As the world is transfixed by the events unfolding in Egypt, it is worth noting another epic Obama administration foreign policy failure: Iraq.
A little less than a year ago, Michael Gordon reported in the New York Times that the Obama administration had failed to negotiate an agreement with the Iraqi government that would have allowed American troops to stay in Iraq. He suggested that administration incompetence was to blame for the failure.
Given the source of the report, we ought to take it seriously.
Some have suggested that the Iraqi government was intransigent and wanted all American troops out of its country, but I find Gordon’s analysis more likely.
Barack Obama rose to prominence as an anti-war candidate. He promised to end the war in Iraq and he did just that.
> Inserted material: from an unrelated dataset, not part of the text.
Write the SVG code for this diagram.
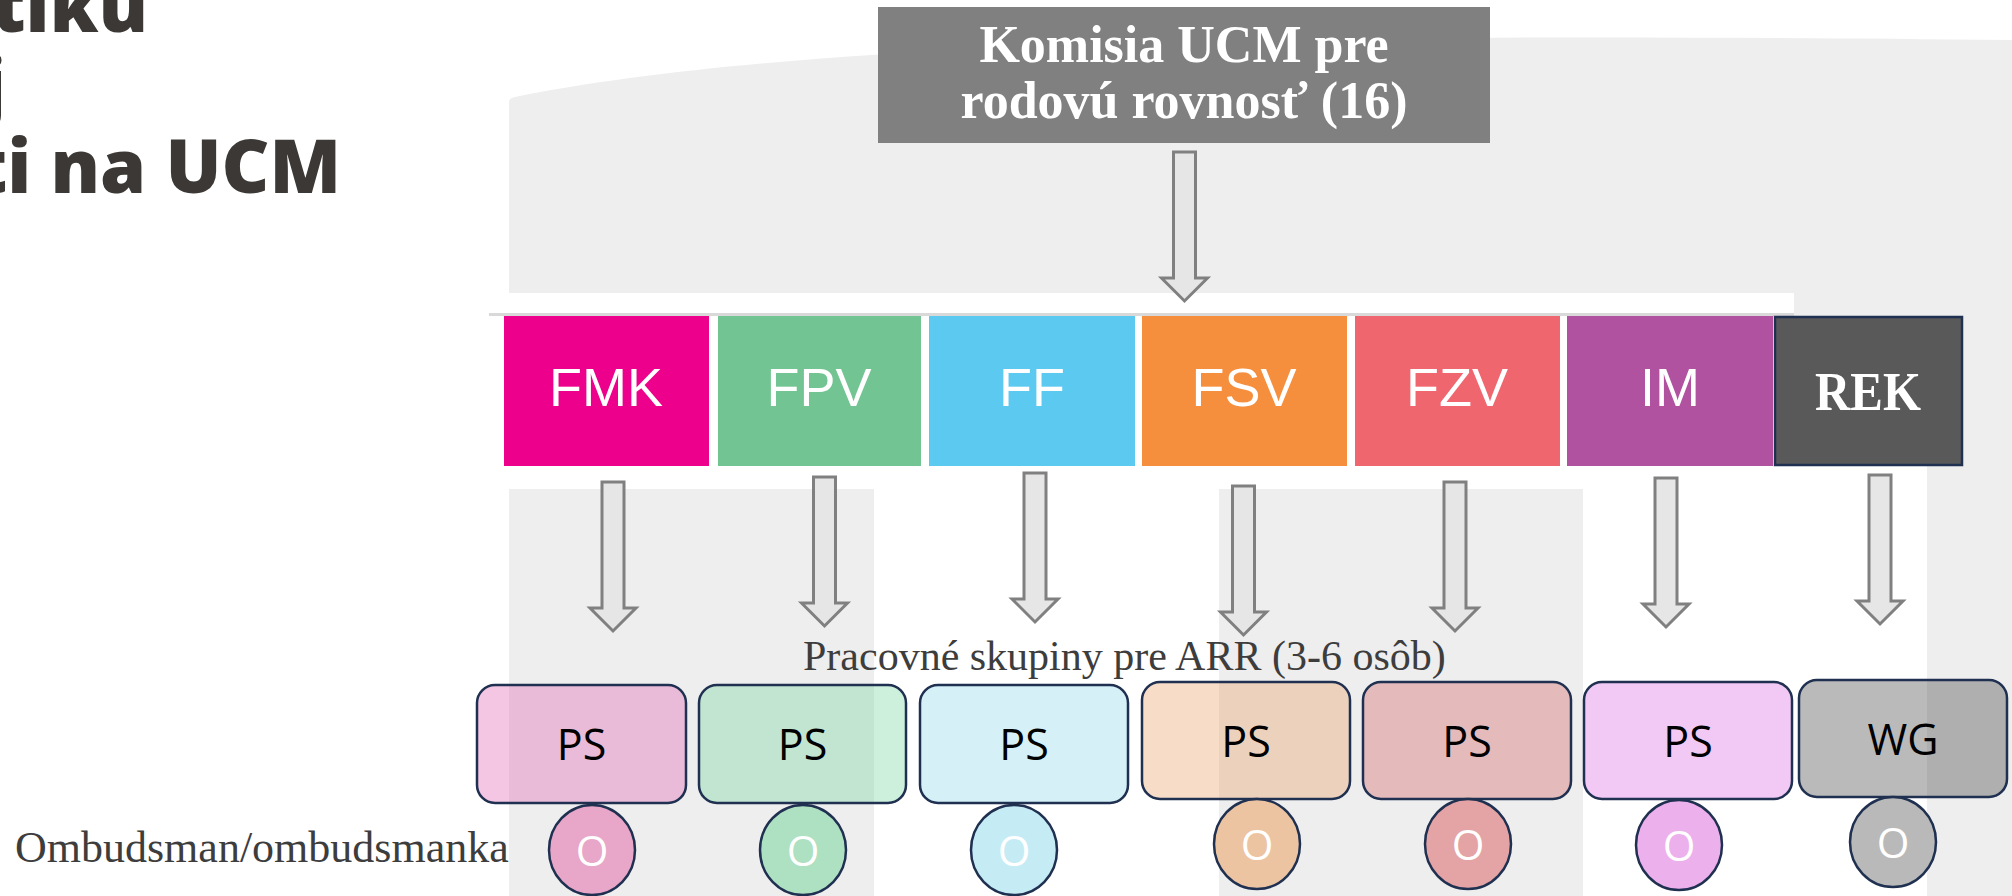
<svg xmlns="http://www.w3.org/2000/svg" xmlns:xlink="http://www.w3.org/1999/xlink" width="2012" height="896" viewBox="0 0 2012 896">
<style>
.title{font-family:"Open Sans","DejaVu Sans",sans-serif;font-weight:800;font-size:74px;fill:#3b3835;text-anchor:end}
.fac{font-family:"Liberation Sans","DejaVu Sans",sans-serif;font-size:54px;fill:#ffffff;text-anchor:middle}
.serifw{font-family:"Liberation Serif","DejaVu Serif",serif;font-weight:700;fill:#ffffff;text-anchor:middle}
.lbl{font-family:"Liberation Serif","DejaVu Serif",serif;fill:#3d3d3d}
.ps{stroke:#1f3050;stroke-width:2.5}
.pst{font-family:"Open Sans","Liberation Sans",sans-serif;font-size:43px;fill:#000000;text-anchor:middle}
.ot{font-family:"Open Sans","Liberation Sans",sans-serif;font-size:42px;fill:#ffffff;text-anchor:middle}
.arr{fill:#e6e6e6;stroke:#808080;stroke-width:3}
</style>
<defs>
<path id="blk" d="M-11,0 H11 V126 H23 L0,149 L-23,126 H-11 Z"/>
</defs>
<g id="background">
<path d="M509,293 L509,102 Q509,98 515,97 C800,40 1300,32 2012,40 L2012,896 L1927,896 L1927,466 L1794,466 L1794,293 Z" fill="#eeeeee"/>
<rect x="509" y="489" width="365" height="407" fill="#eeeeee"/>
<rect x="1219" y="489" width="364" height="407" fill="#eeeeee"/>
<rect x="489" y="313" width="1305" height="3" fill="#d9d9d9"/>
</g>
<g id="title">
<text class="title" x="148" y="32">tiku</text>
<text class="title" x="6" y="112">j</text>
<text class="title" x="341" y="193">ti na UCM</text>
</g>
<g id="komisia">
<rect x="878" y="7" width="612" height="136" fill="#808080"/>
<text class="serifw" x="1184" y="62" font-size="52">Komisia UCM pre</text>
<text class="serifw" x="1184" y="118" font-size="52">rodovú rovnosť (16)</text>
</g>
<g id="faculties">
<g id="FMK"><rect x="504" y="316" width="205" height="150" fill="#ec008c"/><text class="fac" x="606" y="406">FMK</text></g>
<g id="FPV"><rect x="718" y="316" width="203" height="150" fill="#72c493"/><text class="fac" x="819" y="406">FPV</text></g>
<g id="FF"><rect x="929" y="316" width="206" height="150" fill="#5bc9f0"/><text class="fac" x="1032" y="406">FF</text></g>
<g id="FSV"><rect x="1142" y="316" width="205" height="150" fill="#f68f3d"/><text class="fac" x="1244" y="406">FSV</text></g>
<g id="FZV"><rect x="1355" y="316" width="205" height="150" fill="#f0666f"/><text class="fac" x="1457" y="406">FZV</text></g>
<g id="IM"><rect x="1567" y="316" width="206" height="150" fill="#b0529f"/><text class="fac" x="1670" y="406">IM</text></g>
<g id="REK"><rect x="1775" y="317" width="187" height="148" fill="#595959" stroke="#1f3050" stroke-width="2.5"/><text class="serifw" x="1868" y="410" font-size="54" textLength="106" lengthAdjust="spacingAndGlyphs">REK</text></g>
</g>
<g id="connectors">
<use xlink:href="#blk" class="arr" transform="translate(1184.5,152)"/>
<use xlink:href="#blk" class="arr" transform="translate(613,482)"/>
<use xlink:href="#blk" class="arr" transform="translate(824.5,477)"/>
<use xlink:href="#blk" class="arr" transform="translate(1035,473)"/>
<use xlink:href="#blk" class="arr" transform="translate(1243.5,486)"/>
<use xlink:href="#blk" class="arr" transform="translate(1455,482)"/>
<use xlink:href="#blk" class="arr" transform="translate(1666,478)"/>
<use xlink:href="#blk" class="arr" transform="translate(1880,475)"/>
</g>
<g id="labels">
<text class="lbl" x="803" y="670" font-size="42">Pracovné skupiny pre ARR (3-6 osôb)</text>
<text class="lbl" x="15" y="862" font-size="44">Ombudsman/ombudsmanka</text>
</g>
<g id="groups">
<g id="PS1"><rect class="ps" x="477" y="685" width="209" height="118" rx="18" fill="#e05caf" fill-opacity="0.35"/><text class="pst" x="581.5" y="760">PS</text></g>
<g id="PS2"><rect class="ps" x="699" y="685" width="207" height="118" rx="18" fill="#6dd49b" fill-opacity="0.35"/><text class="pst" x="802.5" y="760">PS</text></g>
<g id="PS3"><rect class="ps" x="920" y="685" width="208" height="118" rx="18" fill="#8ad4e8" fill-opacity="0.35"/><text class="pst" x="1024" y="760">PS</text></g>
<g id="PS4"><rect class="ps" x="1142" y="682" width="208" height="117" rx="18" fill="#e89e62" fill-opacity="0.35"/><text class="pst" x="1246" y="757">PS</text></g>
<g id="PS5"><rect class="ps" x="1363" y="682" width="208" height="117" rx="18" fill="#d4595c" fill-opacity="0.35"/><text class="pst" x="1467" y="757">PS</text></g>
<g id="PS6"><rect class="ps" x="1584" y="682" width="208" height="117" rx="18" fill="#da65e2" fill-opacity="0.35"/><text class="pst" x="1688" y="757">PS</text></g>
<g id="WG"><rect class="ps" x="1799" y="680" width="208" height="117" rx="18" fill="#3a3a3a" fill-opacity="0.35"/><text class="pst" x="1903" y="755">WG</text></g>
</g>
<g id="ombudsmen">
<g id="O1"><ellipse class="ps" cx="592" cy="850" rx="43" ry="45" fill="#e8a6c8"/><text class="ot" x="592" y="866">O</text></g>
<g id="O2"><ellipse class="ps" cx="803" cy="850" rx="43" ry="45" fill="#aee0c2"/><text class="ot" x="803" y="866">O</text></g>
<g id="O3"><ellipse class="ps" cx="1014" cy="850" rx="43" ry="45" fill="#c5ecf5"/><text class="ot" x="1014" y="866">O</text></g>
<g id="O4"><ellipse class="ps" cx="1257" cy="844" rx="43" ry="45" fill="#ecc4a2"/><text class="ot" x="1257" y="860">O</text></g>
<g id="O5"><ellipse class="ps" cx="1468" cy="844" rx="43" ry="45" fill="#e4a3a4"/><text class="ot" x="1468" y="860">O</text></g>
<g id="O6"><ellipse class="ps" cx="1679" cy="845" rx="43" ry="45" fill="#ecb0ec"/><text class="ot" x="1679" y="861">O</text></g>
<g id="O7"><ellipse class="ps" cx="1893" cy="842" rx="43" ry="45" fill="#b9b9b9"/><text class="ot" x="1893" y="858">O</text></g>
</g>
</svg>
He did not say what would come next, but clearly he, and many Americans, wanted to be finished with Iraq. It is stupefying that the debate revolved around ending the war, not winning the war. The easiest way to end a war is to surrender and go home. In the minds of our enemies, that is what the administration did in Iraq.
Moreover, Gordon’s explanation rings true because President Obama had no experience with executive leadership or complex negotiations before he took office. When you send an amateur out to do a professional’s job, it is likely that he will fail.
How’s that policy working out for Iraq? Today, the New York Times reports the grim news:
Across the country, the sectarianism that almost tore Iraq apart after the American-led invasion in 2003 is surging back. The carnage has grown so bloody, with the highest death toll in five years, that truck drivers insist on working in pairs — one Sunni, one Shiite — because they fear being attacked for their sect. Iraqis are numb to the years of violence, yet always calculating the odds as they move through the routine of the day, commuting to work, shopping for food, wondering if death is around the corner.
The drastic surge in violence — mainly car bombs planted by Al Qaeda’s Iraq affiliate against the Shiite majority, and the security sweeps in majority-Sunni neighborhoods that follow — has lent a new sense of Balkanization to this city. Security forces have increasingly restricted the movements of Iraqis in and out of Sunni areas, relying on the neighborhoods listed on residence cards as an indicator of a sect. Sunnis also fear reprisals from reconstituted Shiite militias, groups once responsible for some of the worst of the sectarian carnage that gripped Iraq just a few years ago.
Even for the hardened residents of the capital, long accustomed to the intrusion of violence into everyday life, the latest upswing in attacks has been disorienting, altering life and routines in a manner that has cast a pall of fear over this city.
Now, apparently, the Iraqi government is asking for some American troops to return to help stem the violence. Some have seen this request as a sign that the Iraqis have had a change of heart and that there was nothing Obama could have done to conclude a satisfactory status of forces agreement.
Surely, many people in Iraq, and many officials in the Obama administration believe that the real problem in the Middle East is Western colonialism. By their lights, if Westerners withdraw from the region—beginning with Israel—all will be well.
Perhaps, the Iraqi government has seen the light. One knows that the Obama administration will never agree to send American troops back into Iraq. In that he will have the support of most Americans.